For once, though, the critics have little to fear. The feel-good incentives that lure programmers to the open-source world are missing in Microsoft's "shared source" alternative, making it unlikely that any community of programmers will embrace it. Indeed, all Microsoft is trying to do with "shared source" is make it appear that its corporate self-interest is, as Microsoft VP Craig Mundie put it, a "philosophy." This isn't a particularly elegant public relations initiative, but it's no surprise. If you were Microsoft and enjoyed a monopoly-level market share in operating systems and office suites, you, too, might want to divert people from a fundamental shift in the way software is distributed, a system in which all the money now goes to you.

So why all the outrage about a silly public relations initiative that probably won't work? I suspect the anger has more to do with the frustrating business environment than with Microsoft's latest campaign. Open-source companies are not immune to the current slowdown. Linux developer Eazel is shutting down, and ArsDigita is reported to be shifting from a free-software model (the company made money on services) to a paid one. It's easy to carry a torch for open source when your company enjoys a stratospheric capitalization; it's less fun when the torch has burned down and singed your fingers.

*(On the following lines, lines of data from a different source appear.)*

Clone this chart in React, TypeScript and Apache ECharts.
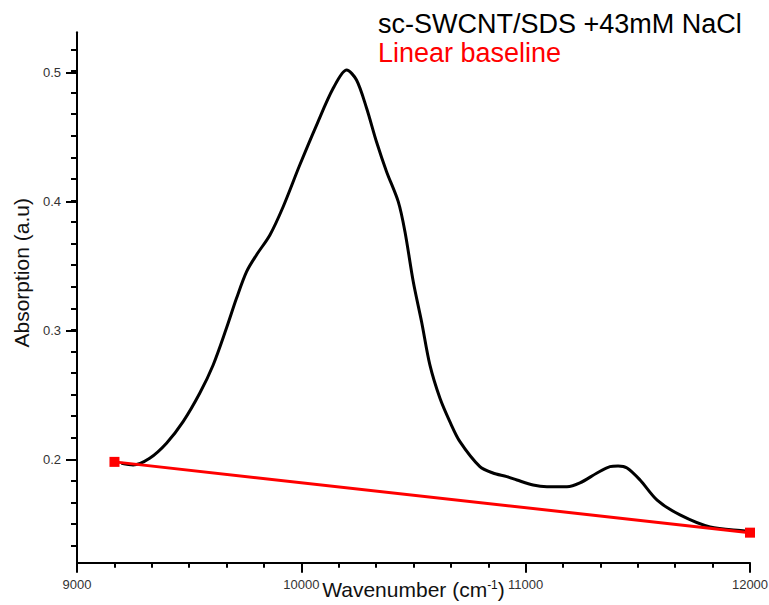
import React, { useEffect, useRef } from "react";
import * as echarts from "echarts";

const wavenumber = [
  9198, 9250, 9324, 9399, 9473, 9547, 9607, 9666, 9711, 9756, 9800, 9860, 9919, 9993,
  10068, 10142, 10202, 10246, 10291, 10335, 10380, 10432, 10462, 10499, 10536, 10573,
  10618, 10662, 10707, 10796, 10854, 10916, 10961, 11033, 11095, 11184, 11242, 11318,
  11376, 11412, 11452, 11510, 11586, 11688, 11822, 11978, 12000,
];
const absorption = [
  0.1969, 0.1956, 0.2008, 0.2124, 0.2291, 0.251, 0.2729, 0.3012, 0.3244, 0.345, 0.3579,
  0.3734, 0.3952, 0.4274, 0.4583, 0.4867, 0.5009, 0.4931, 0.4713, 0.4454, 0.4223, 0.3991,
  0.3759, 0.3372, 0.3063, 0.2729, 0.2471, 0.2291, 0.2136, 0.1943, 0.1894, 0.1866, 0.184,
  0.1801, 0.1788, 0.1788, 0.1817, 0.1894, 0.1943, 0.1948, 0.1933, 0.184, 0.1685, 0.157,
  0.1477, 0.1446, 0.1440,
];
const baselineX = [9167, 12000];
const baselineY = [0.198, 0.1433];

const seriesNames = ["sc-SWCNT/SDS +43mM NaCl", "Linear baseline"];
const xTicks = { min: 9000, max: 12000, step: 1000 };
const yMajor = { min: 0.2, max: 0.5, step: 0.1 };
const yRange = { min: 0.12, max: 0.53 };

export default function App() {
  const ref = useRef<HTMLDivElement>(null);
  useEffect(() => {
    if (!ref.current) return;
    const chart = echarts.init(ref.current, null, { renderer: "svg" });
    const font = "Arial, 'Liberation Sans', sans-serif";
    const black = "#000";
    const hiddenX = (gridIndex: number) => ({
      type: "value",
      gridIndex,
      min: xTicks.min,
      max: xTicks.max,
      show: false,
    });
    const gridBase = { left: 77, right: 19, containLabel: false, outerBoundsMode: "none" };
    chart.setOption({
      animation: false,
      backgroundColor: "#fff",
      textStyle: { fontFamily: font },
      legend: {
        orient: "vertical",
        left: 373,
        top: 10,
        padding: 0,
        itemGap: 2,
        itemWidth: 0,
        itemHeight: 0,
        itemStyle: { opacity: 0 },
        lineStyle: { opacity: 0 },
        selectedMode: false,
        textStyle: { fontSize: 27, fontFamily: font },
        data: [
          { name: seriesNames[0], icon: "rect", textStyle: { color: "#000" } },
          { name: seriesNames[1], icon: "rect", textStyle: { color: "#ff0000" } },
        ],
      },
      grid: [
        { ...gridBase, top: 32.3, bottom: 42.2 },
        { ...gridBase, top: 49.5, bottom: 59.4 },
        { ...gridBase, top: 72.3, bottom: 145.7 },
      ],
      xAxis: [
        {
          type: "value",
          gridIndex: 0,
          min: xTicks.min,
          max: xTicks.max,
          interval: xTicks.step,
          name: "Wavenumber (cm{sup|-1})",
          nameLocation: "middle",
          nameGap: 16,
          nameMoveOverlap: false,
          nameTextStyle: {
            fontSize: 21,
            color: "#111",
            verticalAlign: "top",
            rich: { sup: { fontSize: 12, verticalAlign: "top", color: "#111" } },
          },
          axisLine: { lineStyle: { color: black, width: 2 } },
          axisTick: { length: 10, lineStyle: { color: black, width: 2 } },
          minorTick: { show: true, splitNumber: 6, length: 5, lineStyle: { color: black, width: 2 } },
          axisLabel: { fontSize: 13, color: "#333", margin: 15, formatter: (v: number) => String(v) },
          splitLine: { show: false },
        },
        hiddenX(1),
        hiddenX(2),
      ],
      yAxis: [
        {
          type: "value",
          gridIndex: 0,
          min: yRange.min,
          max: yRange.max,
          axisLine: { show: true, lineStyle: { color: black, width: 2 } },
          axisTick: { show: false },
          axisLabel: { show: false },
          splitLine: { show: false },
        },
        {
          type: "value",
          gridIndex: 1,
          min: 8 / 60,
          max: 31 / 60,
          interval: 1 / 60,
          axisLine: { show: false },
          axisTick: { show: true, length: 6, lineStyle: { color: black, width: 2 } },
          axisLabel: { show: false },
          splitLine: { show: false },
        },
        {
          type: "value",
          gridIndex: 2,
          min: yMajor.min,
          max: yMajor.max,
          interval: yMajor.step,
          name: "Absorption (a.u)",
          nameLocation: "middle",
          nameGap: 45,
          nameMoveOverlap: false,
          nameTextStyle: { fontSize: 21, color: "#111", padding: [0, 14, 0, 0] },
          axisLine: { show: false },
          axisTick: { show: true, length: 11, lineStyle: { color: black, width: 2 } },
          axisLabel: {
            fontSize: 13,
            color: "#333",
            margin: 16,
            formatter: (v: number) => v.toFixed(1),
          },
          splitLine: { show: false },
        },
      ],
      series: [
        {
          name: seriesNames[0],
          type: "line",
          xAxisIndex: 0,
          yAxisIndex: 0,
          data: wavenumber.map((w, i) => [w, absorption[i]]),
          smooth: 0.3,
          showSymbol: false,
          lineStyle: { color: "#000", width: 3 },
          itemStyle: { color: "#000" },
          z: 2,
        },
        {
          name: seriesNames[1],
          type: "line",
          xAxisIndex: 0,
          yAxisIndex: 0,
          data: baselineX.map((w, i) => [w, baselineY[i]]),
          symbol: "rect",
          symbolSize: 10,
          lineStyle: { color: "#ff0000", width: 3 },
          itemStyle: { color: "#ff0000" },
          z: 3,
        },
      ],
    });
    return () => chart.dispose();
  }, []);
  return (
    <div
      ref={ref}
      style={{ position: "fixed", left: 0, top: 0, width: 769, height: 605, background: "#fff" }}
    />
  );
}
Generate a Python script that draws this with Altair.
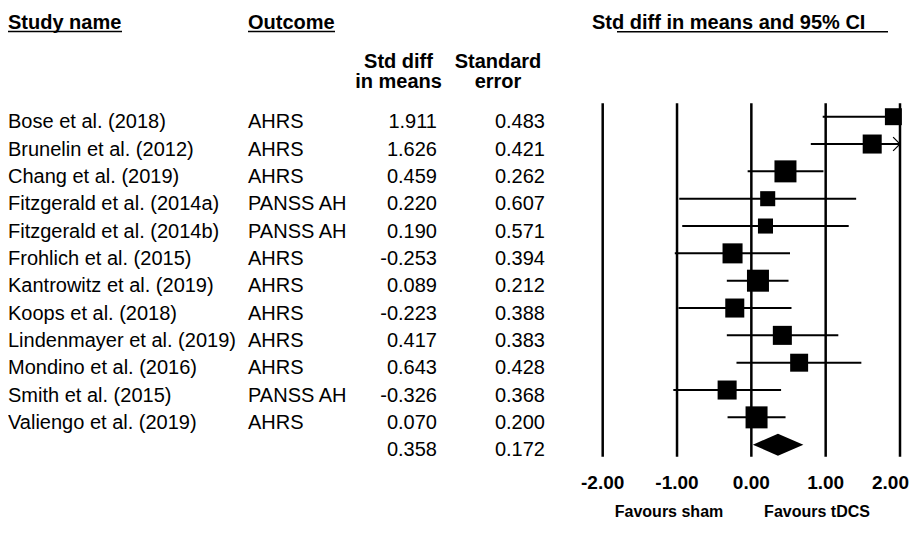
import altair as alt
import pandas as pd

# ---------------- data ----------------
studies = [
    "Bose et al. (2018)", "Brunelin et al. (2012)", "Chang et al. (2019)",
    "Fitzgerald et al. (2014a)", "Fitzgerald et al. (2014b)", "Frohlich et al. (2015)",
    "Kantrowitz et al. (2019)", "Koops et al. (2018)", "Lindenmayer et al. (2019)",
    "Mondino et al. (2016)", "Smith et al. (2015)", "Valiengo et al. (2019)",
]
outcomes = ["AHRS", "AHRS", "AHRS", "PANSS AH", "PANSS AH", "AHRS",
            "AHRS", "AHRS", "AHRS", "AHRS", "PANSS AH", "AHRS"]
smd = [1.911, 1.626, 0.459, 0.220, 0.190, -0.253, 0.089, -0.223, 0.417, 0.643, -0.326, 0.070]
se = [0.483, 0.421, 0.262, 0.607, 0.571, 0.394, 0.212, 0.388, 0.383, 0.428, 0.368, 0.200]
ci_low = [0.96, 0.80, -0.05, -0.97, -0.93, -1.03, -0.33, -0.98, -0.33, -0.20, -1.05, -0.32]
ci_high = [2.86, 2.45, 0.97, 1.41, 1.31, 0.52, 0.50, 0.54, 1.17, 1.48, 0.40, 0.46]
weights = [6.6, 8.3, 11.1, 5.2, 5.2, 9.2, 11.1, 8.3, 8.3, 7.4, 8.3, 11.1]

pooled_smd = 0.358
pooled_se = 0.172
pooled_low = 0.02
pooled_high = 0.70

axis_ticks = [-2, -1, 0, 1, 2]
tick_labels = ["-2.00", "-1.00", "0.00", "1.00", "2.00"]

# ---------------- tables ----------------
n = len(studies)
df = pd.DataFrame({
    "row": list(range(n)),
    "study": studies,
    "outcome": outcomes,
    "smd": smd,
    "se": se,
    "lo": ci_low,
    "hi": ci_high,
    "w": weights,
})
df["smd_txt"] = [f"{v:.3f}" for v in smd]
df["se_txt"] = [f"{v:.3f}" for v in se]

summary = pd.DataFrame({
    "row": [n],
    "smd_txt": [f"{pooled_smd:.3f}"],
    "se_txt": [f"{pooled_se:.3f}"],
})
num_df = pd.concat([df[["row", "smd_txt", "se_txt"]], summary], ignore_index=True)

diamond = pd.DataFrame({
    "x": [pooled_low, pooled_smd, pooled_high],
    "ytop": [n, n - 0.4, n],
    "ybot": [n, n + 0.4, n],
})
ticks_df = pd.DataFrame({"v": axis_ticks, "lab": tick_labels})

FONT = "Liberation Sans"
XS = alt.Scale(domain=[-2, 2], range=[594.7, 892])
YS = alt.Scale(domain=[0, n], range=[108.7, 436.7])
X = lambda f: alt.X(f, type="quantitative", scale=XS, axis=None)
Y = lambda f: alt.Y(f, type="quantitative", scale=YS, axis=None)
dummy = alt.Data(values=[{}])

layers = []

# vertical reference lines
layers.append(
    alt.Chart(ticks_df).mark_rule(color="black", strokeWidth=2.5).encode(
        x=X("v"), y=alt.value(95.3), y2=alt.value(448.7)
    )
)
# confidence intervals (clipped at plot limits)
layers.append(
    alt.Chart(df).transform_calculate(
        hic="min(datum.hi, 2)", loc="max(datum.lo, -2)"
    ).mark_rule(color="black", strokeWidth=2).encode(
        x=X("loc"), x2="hic:Q", y=Y("row")
    )
)
# arrow for truncated intervals
layers.append(
    alt.Chart(df).transform_filter("datum.hi > 2").transform_calculate(edge="2").mark_point(
        shape="M-1,-1L0,0L-1,1", filled=False, color="black", strokeWidth=1.2, size=190, opacity=1
    ).encode(x=X("edge"), y=Y("row"))
)
# study squares
layers.append(
    alt.Chart(df).mark_square(color="black", filled=True, opacity=1).encode(
        x=X("smd"), y=Y("row"),
        size=alt.Size("w:Q", scale=alt.Scale(type="linear", domain=[0, 11.1], range=[0, 484]), legend=None),
    )
)
# pooled diamond
layers.append(
    alt.Chart(diamond).mark_area(color="black", orient="vertical", opacity=1).encode(
        x=X("x"), y=Y("ytop"), y2="ybot:Q"
    )
)

# table columns
row_txt = dict(font=FONT, fontSize=20, baseline="alphabetic", dy=11.5, color="black")
layers.append(alt.Chart(df).mark_text(align="left", **row_txt).encode(
    x=alt.value(0), y=Y("row"), text="study:N"))
layers.append(alt.Chart(df).mark_text(align="left", **row_txt).encode(
    x=alt.value(240), y=Y("row"), text="outcome:N"))
layers.append(alt.Chart(num_df).mark_text(align="right", **row_txt).encode(
    x=alt.value(429), y=Y("row"), text="smd_txt:N"))
layers.append(alt.Chart(num_df).mark_text(align="right", **row_txt).encode(
    x=alt.value(537), y=Y("row"), text="se_txt:N"))

# axis tick labels
tick_txt = dict(font=FONT, fontSize=19, fontWeight="bold", baseline="alphabetic", color="black")
layers.append(alt.Chart(ticks_df).transform_filter("datum.v < 2").mark_text(align="center", **tick_txt).encode(
    x=X("v"), y=alt.value(481), text="lab:N"))
layers.append(alt.Chart(ticks_df).transform_filter("datum.v >= 2").mark_text(align="right", dx=9, **tick_txt).encode(
    x=X("v"), y=alt.value(481), text="lab:N"))


def label(txt, x, y, align="left", size=20):
    return alt.Chart(dummy).mark_text(
        text=txt, font=FONT, fontSize=size, fontWeight="bold",
        align=align, baseline="alphabetic", color="black"
    ).encode(x=alt.value(x), y=alt.value(y))


def underline(x1, x2, y):
    return alt.Chart(dummy).mark_rule(color="black", strokeWidth=1.5).encode(
        x=alt.value(x1), x2=alt.value(x2), y=alt.value(y)
    )


layers += [
    label("Study name", 0, 20.5),
    underline(0, 114, 23.5),
    label("Outcome", 240, 20.5),
    underline(240, 327, 23.5),
    label("Std diff in means and 95% CI", 584, 20.5),
    underline(609, 880, 23.8),
    label("Std diff", 390.5, 60, align="center"),
    label("in means", 390.5, 80, align="center"),
    label("Standard", 490, 60, align="center"),
    label("error", 490, 80, align="center"),
    label("Favours sham", 661, 509, align="center", size=16),
    label("Favours tDCS", 809, 509, align="center", size=16),
]

chart = alt.layer(*layers).properties(
    width=902, height=522,
    autosize=alt.AutoSizeParams(type="none"),
    padding=0,
    background="white",
).configure_view(stroke=None)

chart.save("out.html", embed_options={"renderer": "svg", "actions": False})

Since the open-source community went aboveground, there's been a battle between those wanting to change the world (at least the world of software) and those who see open source as a business opportunity. For the former, politics holds sway; the others see only business problems and solutions. It's disingenuous for either side of the open-source crowd to wish Microsoft would leave it alone, since so much of the good will open-sourceniks enjoy emerged from the movement's incessant cathedral-versus-bazaar comparisons between its way of doing things and that of the "Evil Empire." If Microsoft had real commercial competition in operating systems or office applications, open source would be a marginal theory, not a movement that has been adopted by the likes of IBM.

Consortia like XML-RPC, which lets multiple operating systems communicate clearly, hint at promising ways that closed and open systems can interact. As advocates of the open language Perl like to say, there's more than one way of doing things. One of those ways is for open-source businesses to accept the reality of Microsoft's dominance in some markets and provide interesting solutions in areas Microsoft hasn't yet considered. Empires tend to fall apart at their edges, not their centers. Less complaining, more coding. A company can't "embrace and extend" your product if it can't keep up with you.